On September 1, Nowrasteh added "[f]urther [c]larification" to Cunningham's August 30 blog posting:
This movie is well-supported and well-documented. But everyone should be aware, and we say so upfront in a long legend -- "The following dramatization ... has composite and representative characters and incidents, and time compressions have been used for dramatic purposes."
By September 5, Nowrasteh was saying less. When asked by the Times for comment on the miniseries' alleged inaccuracies, Nowrasteh simply stated: "Let the movie speak for itself."
- Kean: ABC has repeatedly trumpeted the miniseries' connections to the 9-11 Commission report and to Kean. After its July 19 press screening, Newsday staff correspondent Diane Werts noted that "ABC not only screened its powerful fall miniseries 'Path to 9/11' for TV critics yesterday at press tour [sic], it also brought in former New Jersey Gov. Thomas H. Kean Sr. to tout the drama's authenticity." Werts quoted Kean as describing the "spirit" of The Path to 9/11 as being "absolutely correct," and reported that ABC consulted Kean "to ensure production accuracy."

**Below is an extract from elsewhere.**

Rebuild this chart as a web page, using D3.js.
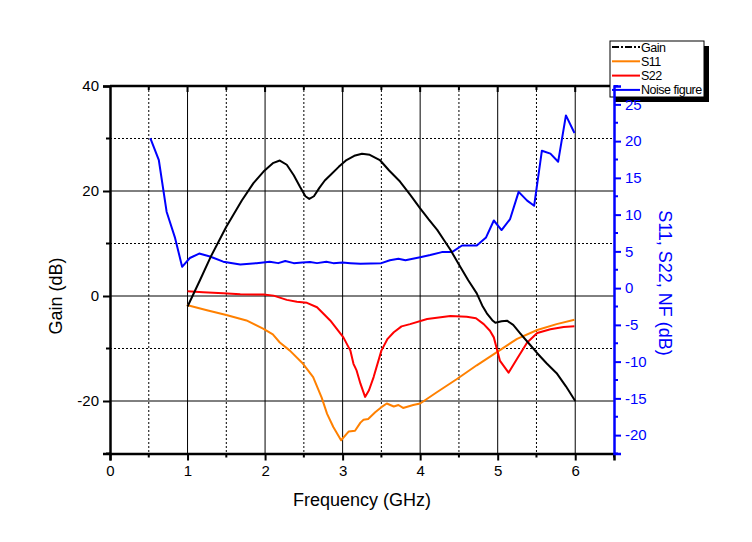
<!DOCTYPE html>
<html><head><meta charset="utf-8">
<script src="https://cdn.jsdelivr.net/npm/d3@7"></script>
<style>body{margin:0;background:#fff}svg{display:block}text{font-family:"Liberation Sans",Arial,sans-serif}</style>
</head><body><svg id="c" width="752" height="542"></svg>
<script>
// ---- data ----
const gainF = [1.0,1.16,1.3,1.5,1.7,1.85,1.98,2.1,2.19,2.28,2.37,2.45,2.52,2.57,2.63,2.7,2.77,2.84,2.95,3.05,3.15,3.25,3.35,3.48,3.6,3.74,3.87,4.0,4.11,4.22,4.3,4.39,4.5,4.62,4.73,4.8,4.86,4.93,4.97,5.05,5.12,5.2,5.29,5.4,5.51,5.63,5.76,5.88,6.0];
const gainV = [-2,3.0,7.5,13.2,18.2,21.5,23.7,25.3,25.8,25.0,23.0,20.8,19.0,18.5,19.0,20.6,22.0,23.0,24.6,25.9,26.7,27.1,26.9,25.9,23.9,21.8,19.3,16.7,14.6,12.6,10.8,8.8,6.0,3.0,0.5,-1.8,-3.3,-4.6,-5.1,-4.8,-4.7,-5.5,-7.1,-9.0,-10.9,-12.8,-14.7,-17.2,-20];
const s11F = [0.99,1.25,1.5,1.76,1.98,2.1,2.19,2.32,2.49,2.62,2.73,2.8,2.88,2.98,3.08,3.16,3.23,3.27,3.33,3.42,3.5,3.57,3.66,3.72,3.78,3.91,4.0,4.21,4.47,4.73,4.99,5.25,5.51,5.76,5.99];
const s11V = [-2.3,-3.0,-3.65,-4.4,-5.55,-6.3,-7.4,-8.5,-10.3,-12.1,-14.9,-17.1,-18.9,-20.7,-19.5,-19.4,-18.3,-17.9,-17.8,-16.9,-16.2,-15.7,-16.1,-15.9,-16.3,-15.9,-15.7,-14.2,-12.4,-10.5,-8.7,-6.9,-5.7,-4.9,-4.3];
const s22F = [1.0,1.2,1.46,1.68,1.98,2.11,2.28,2.41,2.54,2.67,2.84,3.01,3.1,3.14,3.18,3.23,3.29,3.34,3.4,3.5,3.58,3.66,3.76,3.87,4.09,4.39,4.6,4.72,4.82,4.9,4.95,5.03,5.14,5.25,5.38,5.51,5.68,5.85,5.99];
const s22V = [-0.44,-0.57,-0.71,-0.84,-0.88,-1.02,-1.6,-1.84,-2.0,-2.6,-4.4,-6.7,-8.5,-10.3,-11.2,-13.0,-14.8,-13.9,-12.1,-8.5,-6.9,-6.0,-5.2,-4.9,-4.2,-3.8,-3.9,-4.1,-4.9,-5.8,-6.7,-9.9,-11.5,-9.6,-7.4,-6.1,-5.6,-5.3,-5.2];
const nfF = [0.52,0.63,0.73,0.84,0.93,1.03,1.15,1.29,1.46,1.68,1.89,2.06,2.17,2.26,2.37,2.48,2.58,2.67,2.79,2.88,3.0,3.1,3.23,3.5,3.61,3.72,3.81,4.0,4.13,4.28,4.41,4.54,4.73,4.85,4.95,5.05,5.16,5.27,5.38,5.47,5.57,5.68,5.78,5.88,5.99];
const nfV = [20.4,17.4,10.4,6.8,2.9,4.1,4.7,4.3,3.6,3.2,3.4,3.6,3.4,3.7,3.4,3.5,3.55,3.4,3.6,3.4,3.5,3.4,3.3,3.4,3.8,4.0,3.8,4.2,4.5,4.9,4.9,5.8,5.8,6.9,9.2,7.9,9.4,13.1,11.9,11.2,18.7,18.3,17.2,23.5,21.1];
const xTicks = [0,1,2,3,4,5,6];
const yLTicks = [-20,0,20,40];
const yRTicks = [-20,-15,-10,-5,0,5,10,15,20,25];
const legendNames = ["Gain","S11","S22","Noise figure"];

// ---- layout ----
const svg = d3.select("#c");
const L=110,R=614,T=86,B=453.5;
const x = d3.scaleLinear([0,6.5],[L,R]);
const yL = d3.scaleLinear([-30,40],[B,T]);
const yR = d3.scaleLinear([-22.5,27.5],[B,T]);
const blue="#0000FF";
const fmt = d=>String(d);

svg.append("rect").attr("width",752).attr("height",542).attr("fill","#fff");

// grid
const g = svg.append("g");
d3.range(1,13).map(i=>i*0.5).forEach(v=>{
  const major = Math.abs(v-Math.round(v))<1e-9;
  g.append("line").attr("x1",x(v)).attr("x2",x(v)).attr("y1",T).attr("y2",B)
   .attr("stroke","#000").attr("stroke-width",1).attr("stroke-dasharray",major?null:"2,2");
});
[-20,-10,0,10,20,30].forEach(v=>{
  const major = v%20===0;
  g.append("line").attr("x1",L).attr("x2",R).attr("y1",yL(v)).attr("y2",yL(v))
   .attr("stroke","#000").attr("stroke-width",1).attr("stroke-dasharray",major?null:"2,2");
});

// curves
const line = (ys)=>d3.line().x(d=>x(d[0])).y(d=>ys(d[1]));
const draw=(F,V,ys,col)=>svg.append("path").datum(F.map((f,i)=>[f,V[i]]))
  .attr("d",line(ys)).attr("fill","none").attr("stroke",col).attr("stroke-width",2).attr("stroke-linejoin","round");
draw(s11F,s11V,yR,"#FF8000");
draw(s22F,s22V,yR,"#FF0000");
draw(nfF,nfV,yR,blue);
draw(gainF,gainV,yL,"#000");

// top frame with inward ticks
svg.append("line").attr("x1",L).attr("x2",R).attr("y1",T).attr("y2",T).attr("stroke","#000").attr("stroke-width",2.5);
d3.range(1,13).map(i=>i*0.5).forEach(v=>{
  const major = Math.abs(v-Math.round(v))<1e-9;
  svg.append("line").attr("x1",x(v)).attr("x2",x(v)).attr("y1",T).attr("y2",T+(major?6:4)).attr("stroke","#000").attr("stroke-width",2);
});

// bottom axis
const xa = svg.append("g").attr("transform",`translate(0,${B})`)
  .call(d3.axisBottom(x).tickValues(xTicks).tickSize(7).tickPadding(5).tickFormat(fmt));
xa.select(".domain").attr("stroke-width",2.5);
xa.selectAll(".tick line").attr("stroke-width",2);
xa.selectAll("text").attr("font-size",15).attr("fill","#000");
d3.range(0,7).map(i=>i+0.5).forEach(v=>{
  svg.append("line").attr("x1",x(v)).attr("x2",x(v)).attr("y1",B).attr("y2",B+4).attr("stroke","#000").attr("stroke-width",2);
});

// left axis
const la = svg.append("g").attr("transform",`translate(${L},0)`)
  .call(d3.axisLeft(yL).tickValues(yLTicks).tickSize(7).tickPadding(4).tickFormat(fmt));
la.select(".domain").attr("stroke-width",2.5);
la.selectAll(".tick line").attr("stroke-width",2);
la.selectAll("text").attr("font-size",15).attr("fill","#000");
[-30,-10,10,30].forEach(v=>{
  svg.append("line").attr("x1",L).attr("x2",L-4).attr("y1",yL(v)).attr("y2",yL(v)).attr("stroke","#000").attr("stroke-width",2);
});

// legend
const lg = svg.append("g");
lg.append("rect").attr("x",615).attr("y",46).attr("width",94).attr("height",56).attr("fill","#000");
lg.append("rect").attr("x",610).attr("y",41).attr("width",94).attr("height",56).attr("fill","#fff").attr("stroke","#000").attr("stroke-width",1);
const lcol=["#000","#FF8000","#FF0000",blue];
legendNames.forEach((n,i)=>{
  const yy=47+i*14.3;
  lg.append("line").attr("x1",612).attr("x2",640).attr("y1",yy).attr("y2",yy).attr("stroke",lcol[i]).attr("stroke-width",2)
    .attr("stroke-dasharray",i===0?"7,2,2,2":null);
  lg.append("text").attr("x",641).attr("y",yy+4.5).attr("font-size",12.5).attr("letter-spacing",-0.5).text(n);
});

// right axis
const ra = svg.append("g").attr("transform",`translate(${R},0)`)
  .call(d3.axisRight(yR).tickValues(yRTicks).tickSize(7).tickPadding(4).tickFormat(fmt));
ra.select(".domain").attr("stroke",blue).attr("stroke-width",2.5);
ra.selectAll(".tick line").attr("stroke",blue).attr("stroke-width",2);
ra.selectAll("text").attr("font-size",15).attr("fill",blue);
[-22.5,-17.5,-12.5,-7.5,-2.5,2.5,7.5,12.5,17.5,22.5,27.5].forEach(v=>{
  svg.append("line").attr("x1",R).attr("x2",R+4).attr("y1",yR(v)).attr("y2",yR(v)).attr("stroke",blue).attr("stroke-width",2);
});

// titles
svg.append("text").attr("transform","translate(62,296) rotate(-90)").attr("text-anchor","middle").attr("font-size",18).text("Gain (dB)");
svg.append("text").attr("x",362).attr("y",506).attr("text-anchor","middle").attr("font-size",18).text("Frequency (GHz)");
svg.append("text").attr("transform","translate(659,283) rotate(90)").attr("text-anchor","middle").attr("font-size",18).attr("fill",blue).text("S11, S22, NF (dB)");
</script></body></html>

On September 5, the Times reported that Kean "defended the program" and called its fabricated depiction of former National Security Adviser Sandy Berger's refusal to issue an order to kill Osama bin Laden as "an honest representation;" while simultaneously "conced[ing] that some points might have been more drama than documentary. 'Some of the people shown there probably weren't there,' he [Kean] said." Later reports quoted Kean admitting that portions of the program were "fictionalized" for "dramatic" purposes. By September 8, Kean, too, was chiding critics of the series, claiming (falsely in some cases), "those people haven't seen it."